John Devine is going to put up a building for the purpose of running his feed grinder, and will also put in a
hay press with it. This is what we need here.
--Algona Upper Des Moines, 12 November 1890, page 7
Barney DeVine Sr. has been very low the past week, but is now somewhat better.
--Algona Upper Des Moines, 19 November 1890, page 6
John Devine has started his new steam hay press.
--Algona Republican, 3 December 1890, page 7
Humboldt Independent: Mr. and Mrs. Frank Devine were called to mourn the loss of their infant
daughter of two weeks old on the 27th ult. Funeral services were held at the Catholic church and
the burial made in the new cemetery one and a half miles south, it being the first burial in the
grounds. Mr. and Mrs. Devine have the sympathy of all in their loss, yet none can truly sympathize
but those who have met with similar losses. [John Devine’s son Frank and Eleanor “Nellie” Dunn
--Algona Upper Des Moines, 14 January 1891, page 5
THE COUNTY BOARD
A Condensed but Full Report of the
. . . Barnet Devine gets 10-99-27 for $40 rent . . .

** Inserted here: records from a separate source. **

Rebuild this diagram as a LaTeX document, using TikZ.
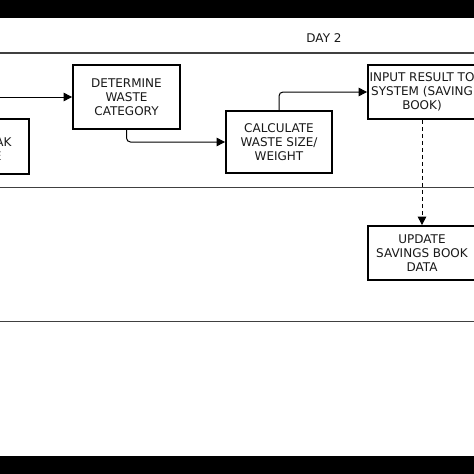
\documentclass[tikz,border=0pt]{standalone}
\usepackage{fontspec}
\setmainfont{DejaVu Sans}
\usetikzlibrary{arrows.meta}
\begin{document}
\begin{tikzpicture}[x=1pt,y=-1pt,
  txt/.style={font=\fontsize{12}{14}\selectfont, text=black!90},
  box/.style={txt, draw, line width=1.8pt, align=center, inner sep=0pt},
  conn/.style={line width=1pt, -{Triangle[length=8.5pt,width=8.5pt]}, rounded corners=4pt},
  lane/.style={line width=1.2pt, draw=black!75}]
\clip (0,0) rectangle (474,474);
\fill[white] (0,0) rectangle (474,474);
\fill[black] (0,0) rectangle (474,18);
\fill[black] (0,456) rectangle (474,474);
\node[txt] (day) at (324,38) {DAY 2};
\draw[lane] (0,53) -- (474,53);
\draw[lane] (0,187.5) -- (474,187.5);
\draw[lane] (0,321.5) -- (474,321.5);
\node[box, minimum width=106pt, minimum height=55pt] (left) at (-24,146.5) {};
\node[txt, anchor=base east] (frag1) at (15,146) {AK};
\node[txt, anchor=base east] (frag2) at (5,160) {E};
\node[box, minimum width=107pt, minimum height=64pt] (det) at (126.5,97) {DETERMINE\\WASTE\\CATEGORY};
\node[box, minimum width=106pt, minimum height=62pt] (calc) at (279,142) {CALCULATE\\WASTE SIZE/\\WEIGHT};
\node[box, minimum width=108pt, minimum height=54pt] (input) at (422,92) {INPUT RESULT TO\\SYSTEM (SAVING\\BOOK)};
\node[box, minimum width=108pt, minimum height=54pt] (update) at (422,253) {UPDATE\\SAVINGS BOOK\\DATA};
\coordinate (l0) at (0,97);
\draw[conn] (l0) -- (det.west);
\draw[conn] (det.south) |- (calc.west);
\draw[conn] (calc.north) |- (input.west);
\draw[conn, dash pattern=on 4pt off 3pt] (input.south) -- (update.north);
\end{tikzpicture}
\end{document}
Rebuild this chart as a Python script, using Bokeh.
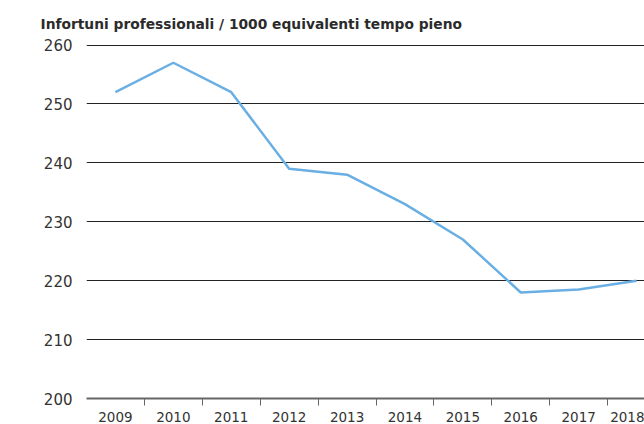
from bokeh.plotting import figure
from bokeh.models import Range1d, FixedTicker, Title
from bokeh.embed import file_html
from bokeh.resources import INLINE

years = ["2009", "2010", "2011", "2012", "2013", "2014", "2015", "2016", "2017", "2018"]
values = [252, 257, 252, 239, 238, 233, 227, 218, 218.5, 220]
y_ticks = [200, 210, 220, 230, 240, 250, 260]
title_text = "Infortuni professionali / 1000 equivalenti tempo pieno"

FONT = "DejaVu Sans"
xs = list(range(len(years)))

p = figure(width=644, height=424, output_backend="svg", toolbar_location=None,
           x_range=Range1d(-0.5, 9.137), y_range=Range1d(200, 260.1),
           min_border_left=86, min_border_right=0, min_border_top=44, min_border_bottom=25)
p.outline_line_color = None
p.background_fill_color = "white"

t = Title(text=title_text, text_font=FONT, text_font_size="13.8px", text_font_style="bold",
          text_color="#2b2b2b", align="left", offset=-46, standoff=26)
p.title = t

p.line(xs, values, line_color="#6aafe3", line_width=2.5)

# x axis
p.xaxis.ticker = FixedTicker(ticks=xs, minor_ticks=[i + 0.5 for i in xs[:-1]])
p.xaxis.major_label_overrides = {i: y for i, y in enumerate(years)}
p.xaxis.major_tick_line_color = None
p.xaxis.minor_tick_in = 0
p.xaxis.minor_tick_out = 7
p.xaxis.minor_tick_line_color = "#666666"
p.xaxis.minor_tick_line_width = 1
p.xaxis.axis_line_color = "#666666"
p.xaxis.axis_line_width = 2
p.xaxis.major_label_text_font = FONT
p.xaxis.major_label_text_font_size = "13.5px"
p.xaxis.major_label_text_color = "#333333"
p.xaxis.major_label_standoff = 6
p.xgrid.grid_line_color = None

# y axis
p.yaxis.ticker = FixedTicker(ticks=y_ticks)
p.yaxis.axis_line_color = None
p.yaxis.major_tick_line_color = None
p.yaxis.minor_tick_line_color = None
p.yaxis.major_label_text_font = FONT
p.yaxis.major_label_text_font_size = "15px"
p.yaxis.major_label_text_color = "#333333"
p.yaxis.major_label_standoff = 8
p.ygrid.ticker = FixedTicker(ticks=y_ticks[1:])
p.ygrid.grid_line_color = "#222222"
p.ygrid.grid_line_width = 1

open("out.html", "w").write(file_html(p, INLINE))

--Algona Upper Des Moines, 14 January 1891, page 4
Humboldt Independent: Mrs. John Devine Jr. [Josephine Rohrer] has gone to Junction City, Kansas, the
home of her people, where she will make her home for the present. Mr. Devine after arranging his business,
will go there and be on hand with his steam thresher and sheller when the season opens for that line of
work; but it is no new [trek] with him, as for the past few years he has made that country his fall stomping
ground, and many a Kansan has been astonished at the great capabilities of Mr. Devine's little machine.
--Algona Upper Des Moines, 25 March 1891, page 4
Barnet Devine has closed a trade for the Chas. Wilkin's eighty in Lotts Creek. “Alcohol” was the fee
--Algona Upper Des Moines, 8 April 1891, page 5
UNION TWP. April 25— Miss Jennie Thompson will make her debut as a school ma'am, in the Barney
Devine district this summer.
--Algona Republican, 29 April 1891, page 5
Matt Freilinger and J. N. Salldin were to have a law suit last Saturday at this place but the latter's lawyer
did not appear in time and the case went by default. J.W. Sullivan, Algona's democratic lawyer, and G. W.
Skinner were attorneys for the plaintiff, and W. B. Quarton for the defendant, but the latter did not receive
word in time to come until the evening train which was too late, as the court had adjourned. The cause of
the trouble was some hay which had been sold to the defendant by plaintiff.